The silhouette of a customer browsing phones is seen in a MetroPCS Communications Inc. store in San Francisco. Photographer: David Paul Morris/Bloomberg
The silhouette of a customer browsing phones is seen in a MetroPCS Communications Inc. store in San Francisco. Photographer: David Paul Morris/Bloomberg

April 10 (Bloomberg) -- Deutsche Telekom AG plans to offer a sweetened bid as soon as tonight for MetroPCS Communications Inc., which the German company aims to merge with its T-Mobile USA division, a person familiar with the decision said.

The new terms will impose less debt on the combined company and have lower interest rates on the loan than the previous bid, said the person, who asked not to be named because the discussions are private.

The fresh offer would come two days before MetroPCS shareholders are scheduled to meet to vote on the original terms. Deutsche Telekom’s supervisory board held a meeting at its headquarters in Bonn today, another person said.
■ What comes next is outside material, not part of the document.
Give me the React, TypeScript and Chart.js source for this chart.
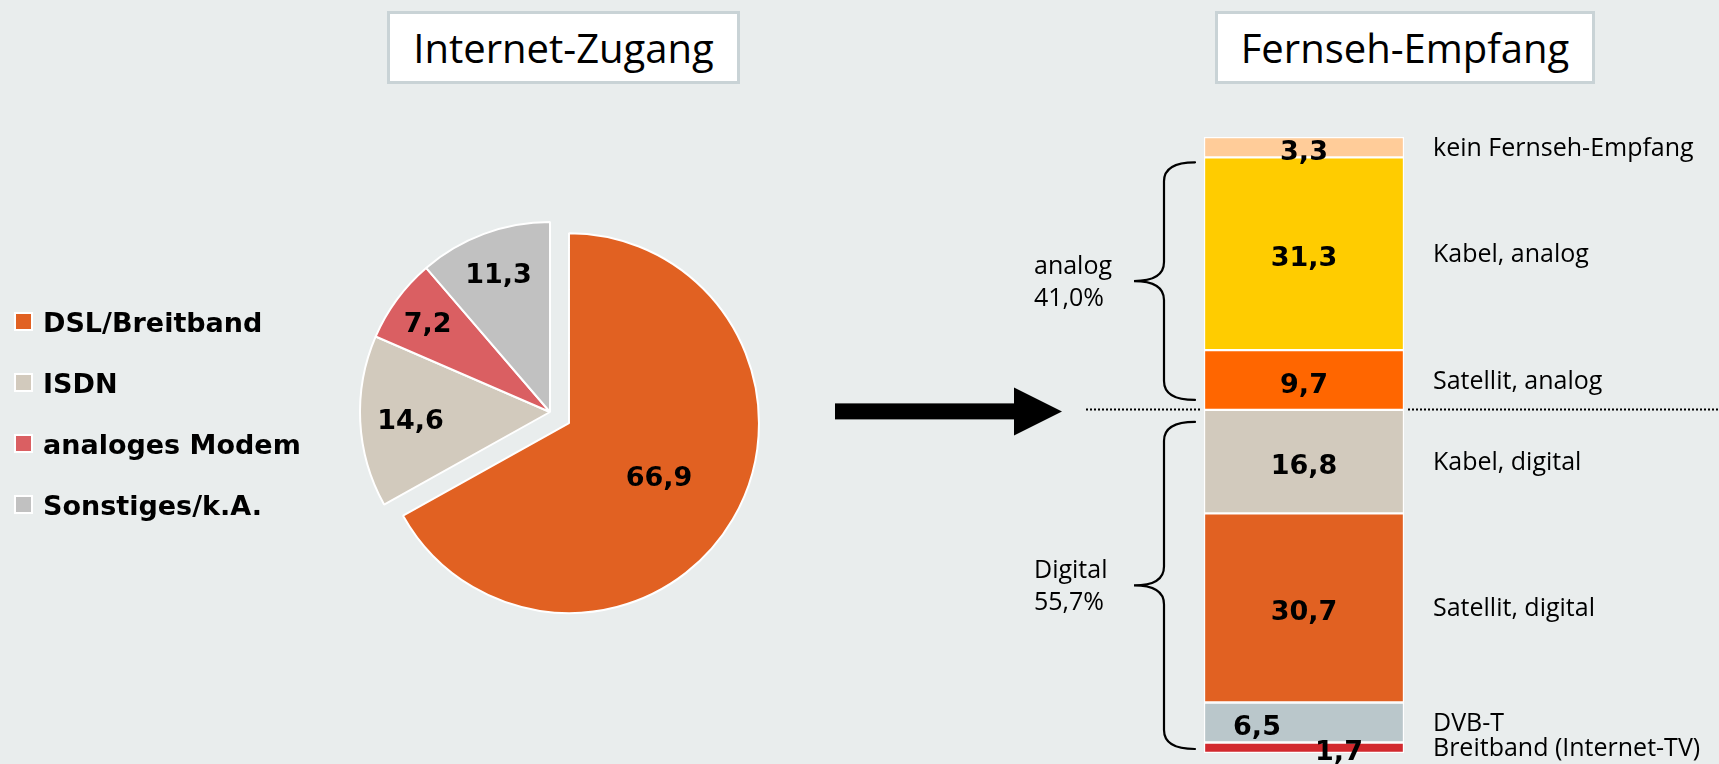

Under the merger plan, Deutsche Telekom and MetroPCS would combine the fourth- and fifth-largest U.S. wireless carriers, helping them compete against market leaders Verizon Wireless and AT&T Inc. The transaction has faced opposition from some of MetroPCS’s largest shareholders and investor advisory firms, which are concerned that the new company will be loaded up with too much debt.

Philipp Kornstaedt, a Deutsche Telekom spokesman, declined to comment on the sweetened bid, as did representatives from MetroPCS and T-Mobile.

Deutsche Telekom agreed in October to the original deal, which gives MetroPCS investors $1.5 billion of cash and a 26 percent stake in a new entity that’s taking on $15 billion of debt from Deutsche Telekom.

Delayed Meeting?

Any revision to the terms would require postponing the date of the MetroPCS shareholder meeting, other people familiar with the matter said yesterday.

Deutsche Telekom is seeking to avoid a replay of T-Mobile’s failed deal in 2011, when AT&T walked away from a takeover. For Deutsche Telekom Chief Executive Officer Rene Obermann, the MetroPCS merger would be the largest acquisition since the German company entered the U.S. market more than a decade ago.

MetroPCS rose 3.3 percent to $11.56 in New York after news of an improved bid first surfaced. Deutsche Telekom climbed 2 percent to close at 8.61 euros on the Frankfurt exchange.

T-Mobile is struggling with contract-subscriber losses and has fallen behind rivals in embracing long-term evolution, or LTE, a faster network technology. Part of CEO John Legere’s strategy is to offer services, including LTE, at lower prices than competitors.

On April 12, T-Mobile will begin offering Apple Inc.’s iPhone for the first time, becoming the last major U.S. carrier to get the device.

The combination of T-Mobile and MetroPCS would create a company with 42.3 million customers. The deal moved a step closer to completion on March 12, when both the Federal Communications Commission and the Justice Department approved the combination. The following week, the Committee on Foreign Investment in the U.S. approved the deal.